Until Messiah’s coming, however, God’s earthly people must suffer Gentile domination, prophesied by Daniel. This Gentile hegemony would end at the coming of Messiah, 70 weeks after one of the Gentile rulers issues a decree allowing the Jews to return to Jerusalem to repair its broken walls. But when the Jews rejected Jesus as their Messiah, God suspended the prophetic timetable at the end of Daniel’s sixty-ninth week and began building a new and heavenly people—the church.

For dispensationalists, the end times are near at hand:

Earlier premillennialists believed the Rapture would occur at the end of the tribulation, at Christ’s second advent. But dispensationalists separated the Rapture (when Christ will come for his saints) from the Second Coming (when he will come with his saints).

Once the heavenly people of God have been raptured, Darby believed, the divine script can be played out to the end. The Antichrist will rise, Christ and his saints will break through the clouds and destroy him and his followers in battle (the Second Coming), the nations of the world will be judged, and Satan will be thrown into a bottomless pit. Then, with the conclusion of Daniel’s seventieth week, the victorious Messiah will restore the throne of David, and the millennial kingdom will begin, followed by the Last Judgment and a new heaven and earth.
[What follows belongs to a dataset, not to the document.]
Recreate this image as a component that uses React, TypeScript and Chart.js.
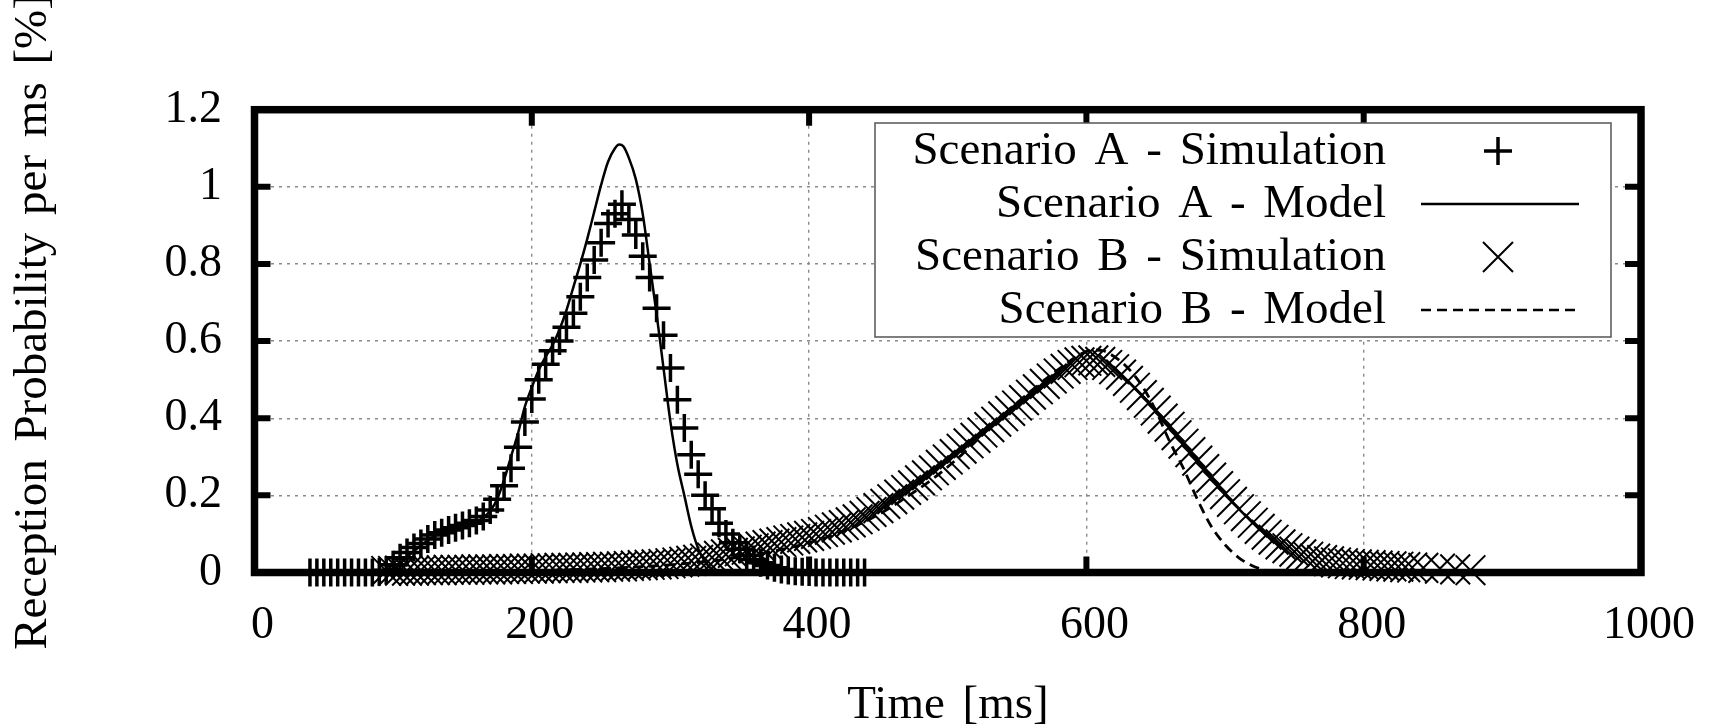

The seven dispensations then over, time shall be no more.

Some dispensationalists believed that Barack Obama was the Antichrist (perhaps they still do), and many regard Roy Moore’s and Trump’s sexual molesting as minor compared with the end times they are helping to bring about.

The dispensationalists may be kooks, but there are a lot of them. The Left Behind books have sold over 65 million copies and have been read by many more. According to Wikipedia,

multiple books in the series have been on the New York Times best-seller list. Starting in 2000, Books 7 and 8 reached number one on the list followed by book 10, which debuted at number one…. Seven titles in the adult series have reached #1 on the bestseller lists for the New York Times, USA Today, and Publishers Weekly.

The series has also inspired graphic novel versions, four films, and a computer game.

Generally I don’t write about works I haven’t read, but it sounds like Left Behind follows a strategy, common to formulaic bestsellers, of exploiting anxieties, revenge fantasies, and wish fulfillments. The anxieties have to do with modern uncertainties and people of color; the revenge fantasies imagine Jesus punishing the people you hate; and the wish fulfillment assures you that you are one of the fortunate ones. To read the Left Behind books is to become one with the heroes.

The dispensationalists voted for Trump in 2016 and will vote for Moore today because they appreciate people who speak their language and fit into their vision. In her podcast interview, Butlers says that Democrats cannot reach these people. After all, issues like health care, tax cuts, and climate change are for those benighted souls who think America has a future.

When Plato said that poets should be banned from his Republic, he would certainly have included the authors of the Left Behind books. We underestimate the emotional power of literature at our peril, and America is tottering from the blows of two sets of badly written but nevertheless effective novels. LaHaye/Jenkins punch for the Christian fundamentalists, Ayn Rand punches for Paul Ryan and the libertarian right, and suddenly we’re cross-eyed.